--- Raw data ---

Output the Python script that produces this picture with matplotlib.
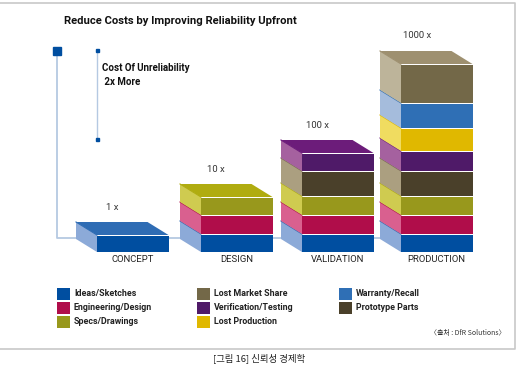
import matplotlib
matplotlib.use('Agg')
import matplotlib.pyplot as plt
from matplotlib.patches import Polygon, Rectangle

# Datos: alto de cada capa, de abajo hacia arriba
categorias = ['CONCEPT', 'DESIGN', 'VALIDATION', 'PRODUCTION']
multiplicadores = ['1 x', '10 x', '100 x', '1000 x']
capas = [
    ['Ideas/Sketches'],
    ['Ideas/Sketches', 'Engineering/Design', 'Specs/Drawings'],
    ['Ideas/Sketches', 'Engineering/Design', 'Specs/Drawings', 'Prototype Parts', 'Verification/Testing'],
    ['Ideas/Sketches', 'Engineering/Design', 'Specs/Drawings', 'Prototype Parts', 'Verification/Testing',
     'Lost Production', 'Warranty/Recall', 'Lost Market Share'],
]
alturas = [
    [17],
    [18, 19, 18],
    [18, 19, 19, 25, 18],
    [18, 19, 19, 25, 20, 23, 25, 39],
]
leyenda = [
    ['Ideas/Sketches', 'Engineering/Design', 'Specs/Drawings'],
    ['Lost Market Share', 'Verification/Testing', 'Lost Production'],
    ['Warranty/Recall', 'Prototype Parts'],
]
titulo = 'Reduce Costs by Improving Reliability Upfront'
nota = ['Cost Of Unreliability', ' 2x More']
fuente = '〈출처 : DfR Solutions〉'
pie = '[그림 16] 신뢰성 경제학'

# frente, arriba, lado
colores = {
    'Ideas/Sketches': ('#004ea0', '#2e6cb4', '#8caad8'),
    'Engineering/Design': ('#b00d4a', '#b00d4a', '#d9608f'),
    'Specs/Drawings': ('#98981c', '#b0ac10', '#cfcb50'),
    'Prototype Parts': ('#4a402a', '#7a6e50', '#ab9f80'),
    'Verification/Testing': ('#4f1a68', '#6c1c7a', '#a5619f'),
    'Lost Production': ('#e0b800', '#e0b800', '#f0dc60'),
    'Warranty/Recall': ('#2f6fb5', '#2f6fb5', '#a5bcdc'),
    'Lost Market Share': ('#736848', '#9e9070', '#bdb49a'),
}

# Geometria en pixeles
x_frente = [97, 201, 302, 401]
ancho = 71.5
dx, dy = 21, 13
base = 252
linea = '#b5c9e2'
letra = 'Roboto'

fig = plt.figure(figsize=(5.2, 3.72), dpi=100)
ax = fig.add_axes([0, 0, 1, 1])
ax.set_xlim(0, 520)
ax.set_ylim(372, 0)
ax.axis('off')

# Marco
ax.plot([0, 515, 515, 0], [2.5, 2.5, 349, 349], color='#c8c8c8', lw=1.2)

# Ejes
ax.plot([57, 57, 395], [51, 238, 238], color=linea, lw=1.3, zorder=1)
ax.plot([97, 97], [51, 139], color=linea, lw=1, zorder=1)
ax.add_patch(Rectangle((53, 47), 8, 8, color='#004ea0', zorder=2))
ax.add_patch(Rectangle((95.5, 49), 3, 3, color='#004ea0', zorder=2))
ax.add_patch(Rectangle((95.5, 137.5), 3, 3, color='#004ea0', zorder=2))

# Pilas
for x, nombres, hs in zip(x_frente, capas, alturas):
    y = base
    for n, h in zip(nombres, hs):
        frente, arriba, lado = colores[n]
        yt = y - h
        ax.add_patch(Polygon([(x - dx, y - dy), (x, y), (x, yt), (x - dx, yt - dy)],
                             closed=True, fc=lado, ec='none', zorder=3))
        ax.plot([x - dx, x], [yt - dy, yt], color=arriba, lw=0.8, zorder=3)
        ax.add_patch(Rectangle((x, yt + 1), ancho, h - 1, fc=frente, ec='none', zorder=4))
        y = yt
    ax.add_patch(Polygon([(x - dx, y - dy), (x - dx + ancho, y - dy), (x + ancho, y), (x, y)],
                         closed=True, fc=arriba, ec='none', zorder=4))

# Textos de las pilas
for x, cat, m, hs, off in zip(x_frente, categorias, multiplicadores, alturas, [0, 0, 1, 1]):
    ax.text(x + ancho / 2, 260, cat, ha='center', va='center', family=letra, fontsize=6.8, color='#222222')
    tope = base - sum(hs) - dy
    ax.text(x - dx + 36 + off, tope - 15, m, ha='center', va='center', family=letra, fontsize=6.8, color='#333333')

ax.text(64, 21, titulo, ha='left', va='center', family=letra, fontweight='bold', fontsize=8.15, color='#111111')
ax.text(102, 68, nota[0], ha='left', va='center', family=letra, fontweight='bold', fontsize=7, color='#111111')
ax.text(102, 82, nota[1], ha='left', va='center', family=letra, fontweight='bold', fontsize=7, color='#111111')

# Leyenda
x_ley = [57, 197, 339]
y_ley = [294, 308, 322]
for x, col in zip(x_ley, leyenda):
    for y, n in zip(y_ley, col):
        ax.add_patch(Rectangle((x, y - 6), 12.5, 12, fc=colores[n][0], ec='none'))
        ax.text(x + 17, y - 0.5, n, ha='left', va='center', family=letra, fontweight='bold', fontsize=6.4, color='#222222')

ax.text(506, 333.5, fuente, ha='right', va='center', family=['Noto Sans CJK KR', 'DejaVu Sans'], fontsize=5, color='#333333')
ax.text(259, 358.5, pie, ha='center', va='center', family=['Noto Sans CJK KR', 'DejaVu Sans'], fontsize=6.8, color='#222222')

fig.savefig('out.png', dpi=100)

---

The exercise> Take every line from the data that contains the word "matplotlib".

Task response>
Output the Python script that produces this picture with matplotlib.
import matplotlib
matplotlib.use('Agg')
import matplotlib.pyplot as plt
from matplotlib.patches import Polygon, Rectangle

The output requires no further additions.